[What you are asked to do] Pictures do not belong in the copy; transcribe everything else in the records exactly.

[Provided information]
....................
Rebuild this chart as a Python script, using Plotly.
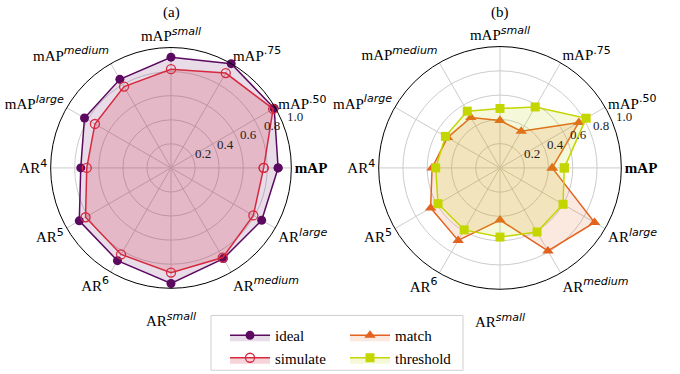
import math
import plotly.graph_objects as go

SANS = "DejaVu Sans"
SERIF = "Liberation Serif"

def sup(s, italic=False):
    inner = f"<i>{s}</i>" if italic else s
    return f"<sup><span style='font-family:{SANS};font-size:11px'>{inner}</span></sup>"

categories = [
    "<b>mAP</b>",
    "mAP" + sup(".50"),
    "mAP" + sup(".75"),
    "mAP" + sup("small", True),
    "mAP" + sup("medium", True),
    "mAP" + sup("large", True),
    "AR" + sup("4"),
    "AR" + sup("5"),
    "AR" + sup("6"),
    "<br>AR" + sup("small", True),
    "AR" + sup("medium", True),
    "AR" + sup("large", True),
]

ideal = [0.89, 0.99, 1.00, 0.92, 0.85, 0.83, 0.75, 0.88, 0.89, 0.96, 0.87, 0.87]
simulate = [0.77, 0.98, 0.91, 0.82, 0.78, 0.73, 0.70, 0.82, 0.83, 0.87, 0.86, 0.79]
match = [0.43, 0.75, 0.35, 0.39, 0.48, 0.50, 0.56, 0.66, 0.69, 0.43, 0.79, 0.90]
threshold = [0.53, 0.82, 0.58, 0.49, 0.54, 0.52, 0.53, 0.59, 0.59, 0.57, 0.61, 0.60]

radial_ticks = [0.2, 0.4, 0.6, 0.8, 1.0]
radial_max = 1.0
label_angle = 22.5

def closed(v):
    return list(v) + [v[0]]

theta = closed(categories)

fig = go.Figure()

series = [
    ("ideal", ideal, "polar", "#5c0a60", "rgba(100,20,100,0.15)",
     dict(symbol="circle", size=9, color="#5c0a60"), "legend", 1),
    ("simulate", simulate, "polar", "#d6293f", "rgba(214,41,63,0.2)",
     dict(symbol="circle-open", size=9, color="#d6293f", line=dict(width=1.3)), "legend", 2),
    ("match", match, "polar2", "#e4621f", "rgba(228,98,31,0.15)",
     dict(symbol="triangle-up", size=10, color="#e4621f"), "legend2", 3),
    ("threshold", threshold, "polar2", "#c4d600", "rgba(196,214,0,0.15)",
     dict(symbol="square", size=9, color="#c4d600"), "legend2", 4),
]

for name, vals, sub, col, fillc, mk, leg, rank in series:
    fig.add_trace(go.Scatterpolar(
        r=closed(vals), theta=theta, subplot=sub, name=name,
        mode="lines+markers", fill="toself", fillcolor=fillc,
        line=dict(color=col, width=1.5), marker=mk,
        legend=leg, legendrank=rank,
    ))

W, H = 680, 374
panels = [("polar", 171, 173, 124, "(a)"), ("polar2", 500, 173, 125, "(b)")]

def polar_layout(cx, cy, rad):
    return dict(
        domain=dict(x=[(cx - rad) / W, (cx + rad) / W],
                    y=[(H - cy - rad) / H, (H - cy + rad) / H]),
        bgcolor="white",
        radialaxis=dict(range=[0, radial_max], tickvals=radial_ticks,
                        showticklabels=False, angle=label_angle,
                        showline=False, ticks="",
                        gridcolor="#cccccc", gridwidth=1),
        angularaxis=dict(categoryorder="array", categoryarray=categories,
                         direction="counterclockwise", rotation=0,
                         showline=True, linecolor="black", linewidth=1,
                         gridcolor="#cccccc", gridwidth=1, ticks="",
                         tickfont=dict(family=SERIF, size=15, color="black")),
    )

annotations = []
layout_polars = {}
for key, cx, cy, rad, title in panels:
    layout_polars[key] = polar_layout(cx, cy, rad)
    annotations.append(dict(
        text=title, x=cx / W, y=(H - 13) / H, xref="paper", yref="paper",
        xanchor="center", yanchor="middle", showarrow=False,
        font=dict(family=SERIF, size=15, color="black")))
    # radial tick labels, matplotlib-style, beside the 22.5 degree direction
    a = math.radians(label_angle)
    for t in radial_ticks:
        px = cx + rad * t / radial_max * math.cos(a) + 9
        py = cy - rad * t / radial_max * math.sin(a) - 5.5
        annotations.append(dict(
            text=f"{t:.1f}", x=px / W, y=(H - py) / H, xref="paper", yref="paper",
            xanchor="center", yanchor="middle", showarrow=False,
            font=dict(family=SERIF, size=13, color="#222")))

fig.update_layout(
    width=W, height=H,
    margin=dict(l=0, r=0, t=0, b=0),
    paper_bgcolor="white",
    showlegend=True,
    legend=dict(x=225 / W, y=(H - 329) / H, xanchor="left", yanchor="top",
                bgcolor="rgba(0,0,0,0)", borderwidth=0,
                font=dict(family=SERIF, size=15, color="black"),
                tracegroupgap=0, itemwidth=40),
    legend2=dict(x=345 / W, y=(H - 329) / H, xanchor="left", yanchor="top",
                 bgcolor="rgba(0,0,0,0)", borderwidth=0,
                 font=dict(family=SERIF, size=15, color="black"),
                 tracegroupgap=0, itemwidth=40),
    shapes=[dict(type="rect", xref="paper", yref="paper",
                 x0=211 / W, x1=463 / W, y0=-0.02, y1=(H - 325) / H,
                 line=dict(color="#cfcfcf", width=1), fillcolor="white",
                 layer="below")],
    annotations=annotations,
    **layout_polars,
)

fig.write_html("out.html")
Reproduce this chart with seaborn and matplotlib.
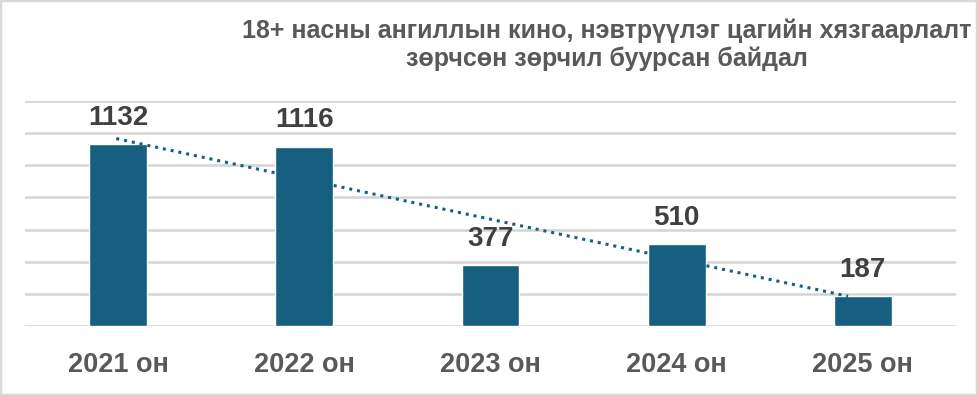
import matplotlib
matplotlib.use("Agg")
import matplotlib.pyplot as plt
import seaborn as sns
import pandas as pd
import numpy as np
from matplotlib.patches import Rectangle

years = ["2021 он", "2022 он", "2023 он", "2024 он", "2025 он"]
values = [1132, 1116, 377, 510, 187]
title = "18+ насны ангиллын кино, нэвтрүүлэг цагийн хязгаарлалт\nзөрчсөн зөрчил буурсан байдал"

sns.set_theme(style="white")
plt.rcParams['font.family'] = ['Liberation Sans', 'DejaVu Sans']

df = pd.DataFrame({"year": years, "value": values})
bar_color = "#165f80"

fig = plt.figure(figsize=(9.77, 3.95), dpi=100)
ax = fig.add_axes([25/977, 1-326/395, (956-25)/977, (326-101)/395])

sns.barplot(data=df, x="year", y="value", color=bar_color, width=0.31,
            saturation=1, ax=ax, zorder=3)

ax.set_ylim(0, 1400)
ax.set_xlim(-0.5, 4.5)
ax.set_yticks(np.arange(0, 1401, 200))
ax.yaxis.grid(True, color="#d4d4d4", linewidth=1.8, zorder=0)
ax.set_axisbelow(True)
ax.tick_params(axis="y", left=False, labelleft=False)
ax.tick_params(axis="x", bottom=False, pad=13)
for lbl in ax.get_xticklabels():
    lbl.set_fontsize(19.5)
    lbl.set_fontweight("bold")
    lbl.set_color("#595959")
ax.set_xlabel("")
ax.set_ylabel("")
for s in ax.spines.values():
    s.set_visible(False)

# value labels
for i, v in enumerate(values):
    ax.annotate(str(v), (i, v), xytext=(0, 19), textcoords="offset points",
                ha="center", va="center", fontsize=20, fontweight="bold",
                color="#404040")

# linear trendline
xs = np.arange(len(values))
k, b = np.polyfit(xs, values, 1)
xt = np.array([-0.01, 3.92])
ax.plot(xt, k*xt + b, linestyle=(0, (1, 1.6)), color=bar_color, linewidth=2.2, zorder=4)

fig.text(607/977, 1-44.5/395, title, ha="center", va="center", fontsize=18.0,
         fontweight="bold", color="#595959", linespacing=1.2)

fig.patches.append(Rectangle((0, 0), 1, 1, transform=fig.transFigure,
                             fill=False, edgecolor="#d9d9d9", linewidth=2.5))

fig.savefig("out.png", dpi=100)
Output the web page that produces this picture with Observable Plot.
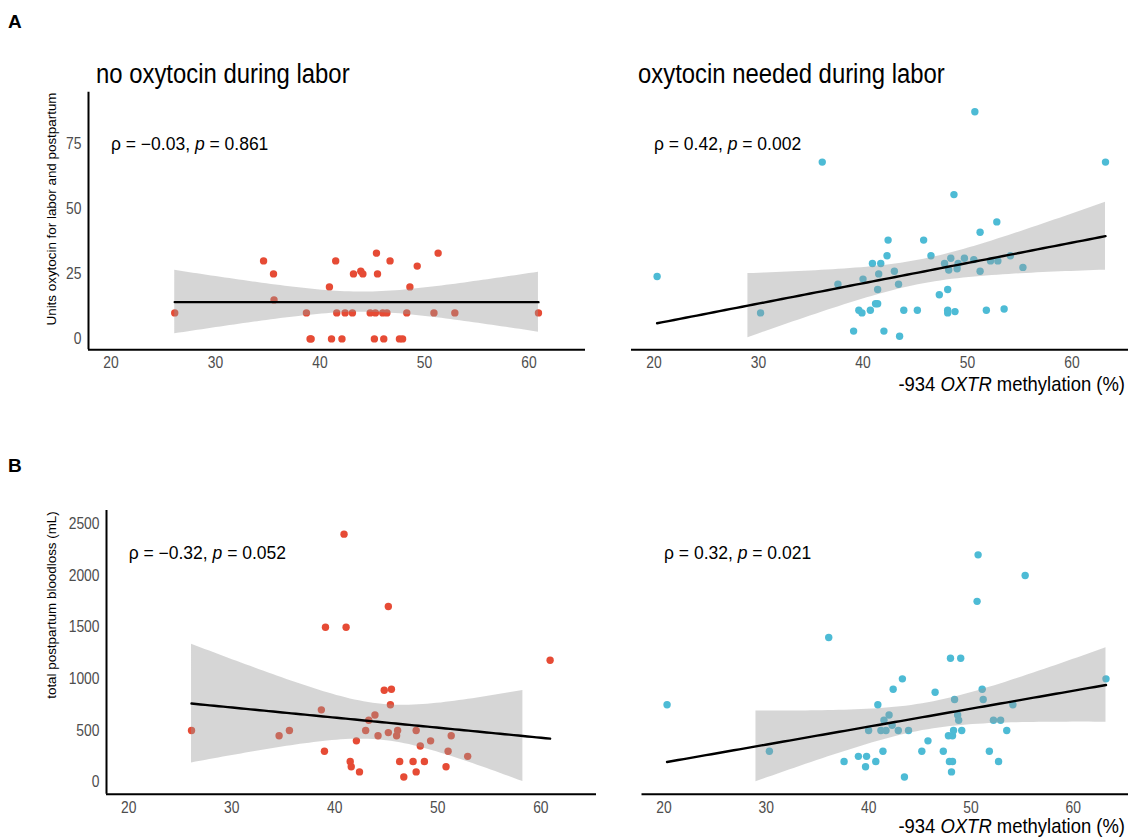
....................
[Exercise solution]
Rebuild this chart as a Python script, using Plotly.
import math
import plotly.graph_objects as go

SANS = "DejaVu Sans"
SERIF = "Liberation Serif"

def sup(s, italic=False):
    inner = f"<i>{s}</i>" if italic else s
    return f"<sup><span style='font-family:{SANS};font-size:11px'>{inner}</span></sup>"

categories = [
    "<b>mAP</b>",
    "mAP" + sup(".50"),
    "mAP" + sup(".75"),
    "mAP" + sup("small", True),
    "mAP" + sup("medium", True),
    "mAP" + sup("large", True),
    "AR" + sup("4"),
    "AR" + sup("5"),
    "AR" + sup("6"),
    "<br>AR" + sup("small", True),
    "AR" + sup("medium", True),
    "AR" + sup("large", True),
]

ideal = [0.89, 0.99, 1.00, 0.92, 0.85, 0.83, 0.75, 0.88, 0.89, 0.96, 0.87, 0.87]
simulate = [0.77, 0.98, 0.91, 0.82, 0.78, 0.73, 0.70, 0.82, 0.83, 0.87, 0.86, 0.79]
match = [0.43, 0.75, 0.35, 0.39, 0.48, 0.50, 0.56, 0.66, 0.69, 0.43, 0.79, 0.90]
threshold = [0.53, 0.82, 0.58, 0.49, 0.54, 0.52, 0.53, 0.59, 0.59, 0.57, 0.61, 0.60]

radial_ticks = [0.2, 0.4, 0.6, 0.8, 1.0]
radial_max = 1.0
label_angle = 22.5

def closed(v):
    return list(v) + [v[0]]

theta = closed(categories)

fig = go.Figure()

series = [
    ("ideal", ideal, "polar", "#5c0a60", "rgba(100,20,100,0.15)",
     dict(symbol="circle", size=9, color="#5c0a60"), "legend", 1),
    ("simulate", simulate, "polar", "#d6293f", "rgba(214,41,63,0.2)",
     dict(symbol="circle-open", size=9, color="#d6293f", line=dict(width=1.3)), "legend", 2),
    ("match", match, "polar2", "#e4621f", "rgba(228,98,31,0.15)",
     dict(symbol="triangle-up", size=10, color="#e4621f"), "legend2", 3),
    ("threshold", threshold, "polar2", "#c4d600", "rgba(196,214,0,0.15)",
     dict(symbol="square", size=9, color="#c4d600"), "legend2", 4),
]

for name, vals, sub, col, fillc, mk, leg, rank in series:
    fig.add_trace(go.Scatterpolar(
        r=closed(vals), theta=theta, subplot=sub, name=name,
        mode="lines+markers", fill="toself", fillcolor=fillc,
        line=dict(color=col, width=1.5), marker=mk,
        legend=leg, legendrank=rank,
    ))

W, H = 680, 374
panels = [("polar", 171, 173, 124, "(a)"), ("polar2", 500, 173, 125, "(b)")]

def polar_layout(cx, cy, rad):
    return dict(
        domain=dict(x=[(cx - rad) / W, (cx + rad) / W],
                    y=[(H - cy - rad) / H, (H - cy + rad) / H]),
        bgcolor="white",
        radialaxis=dict(range=[0, radial_max], tickvals=radial_ticks,
                        showticklabels=False, angle=label_angle,
                        showline=False, ticks="",
                        gridcolor="#cccccc", gridwidth=1),
        angularaxis=dict(categoryorder="array", categoryarray=categories,
                         direction="counterclockwise", rotation=0,
                         showline=True, linecolor="black", linewidth=1,
                         gridcolor="#cccccc", gridwidth=1, ticks="",
                         tickfont=dict(family=SERIF, size=15, color="black")),
    )

annotations = []
layout_polars = {}
for key, cx, cy, rad, title in panels:
    layout_polars[key] = polar_layout(cx, cy, rad)
    annotations.append(dict(
        text=title, x=cx / W, y=(H - 13) / H, xref="paper", yref="paper",
        xanchor="center", yanchor="middle", showarrow=False,
        font=dict(family=SERIF, size=15, color="black")))
    # radial tick labels, matplotlib-style, beside the 22.5 degree direction
    a = math.radians(label_angle)
    for t in radial_ticks:
        px = cx + rad * t / radial_max * math.cos(a) + 9
        py = cy - rad * t / radial_max * math.sin(a) - 5.5
        annotations.append(dict(
            text=f"{t:.1f}", x=px / W, y=(H - py) / H, xref="paper", yref="paper",
            xanchor="center", yanchor="middle", showarrow=False,
            font=dict(family=SERIF, size=13, color="#222")))

fig.update_layout(
    width=W, height=H,
    margin=dict(l=0, r=0, t=0, b=0),
    paper_bgcolor="white",
    showlegend=True,
    legend=dict(x=225 / W, y=(H - 329) / H, xanchor="left", yanchor="top",
                bgcolor="rgba(0,0,0,0)", borderwidth=0,
                font=dict(family=SERIF, size=15, color="black"),
                tracegroupgap=0, itemwidth=40),
    legend2=dict(x=345 / W, y=(H - 329) / H, xanchor="left", yanchor="top",
                 bgcolor="rgba(0,0,0,0)", borderwidth=0,
                 font=dict(family=SERIF, size=15, color="black"),
                 tracegroupgap=0, itemwidth=40),
    shapes=[dict(type="rect", xref="paper", yref="paper",
                 x0=211 / W, x1=463 / W, y0=-0.02, y1=(H - 325) / H,
                 line=dict(color="#cfcfcf", width=1), fillcolor="white",
                 layer="below")],
    annotations=annotations,
    **layout_polars,
)

fig.write_html("out.html")
Reproduce this chart with seaborn and matplotlib.
import matplotlib
matplotlib.use("Agg")
import matplotlib.pyplot as plt
import seaborn as sns
import pandas as pd
import numpy as np
from matplotlib.patches import Rectangle

years = ["2021 он", "2022 он", "2023 он", "2024 он", "2025 он"]
values = [1132, 1116, 377, 510, 187]
title = "18+ насны ангиллын кино, нэвтрүүлэг цагийн хязгаарлалт\nзөрчсөн зөрчил буурсан байдал"

sns.set_theme(style="white")
plt.rcParams['font.family'] = ['Liberation Sans', 'DejaVu Sans']

df = pd.DataFrame({"year": years, "value": values})
bar_color = "#165f80"

fig = plt.figure(figsize=(9.77, 3.95), dpi=100)
ax = fig.add_axes([25/977, 1-326/395, (956-25)/977, (326-101)/395])

sns.barplot(data=df, x="year", y="value", color=bar_color, width=0.31,
            saturation=1, ax=ax, zorder=3)

ax.set_ylim(0, 1400)
ax.set_xlim(-0.5, 4.5)
ax.set_yticks(np.arange(0, 1401, 200))
ax.yaxis.grid(True, color="#d4d4d4", linewidth=1.8, zorder=0)
ax.set_axisbelow(True)
ax.tick_params(axis="y", left=False, labelleft=False)
ax.tick_params(axis="x", bottom=False, pad=13)
for lbl in ax.get_xticklabels():
    lbl.set_fontsize(19.5)
    lbl.set_fontweight("bold")
    lbl.set_color("#595959")
ax.set_xlabel("")
ax.set_ylabel("")
for s in ax.spines.values():
    s.set_visible(False)

# value labels
for i, v in enumerate(values):
    ax.annotate(str(v), (i, v), xytext=(0, 19), textcoords="offset points",
                ha="center", va="center", fontsize=20, fontweight="bold",
                color="#404040")

# linear trendline
xs = np.arange(len(values))
k, b = np.polyfit(xs, values, 1)
xt = np.array([-0.01, 3.92])
ax.plot(xt, k*xt + b, linestyle=(0, (1, 1.6)), color=bar_color, linewidth=2.2, zorder=4)

fig.text(607/977, 1-44.5/395, title, ha="center", va="center", fontsize=18.0,
         fontweight="bold", color="#595959", linespacing=1.2)

fig.patches.append(Rectangle((0, 0), 1, 1, transform=fig.transFigure,
                             fill=False, edgecolor="#d9d9d9", linewidth=2.5))

fig.savefig("out.png", dpi=100)
Output the web page that produces this picture with Observable Plot.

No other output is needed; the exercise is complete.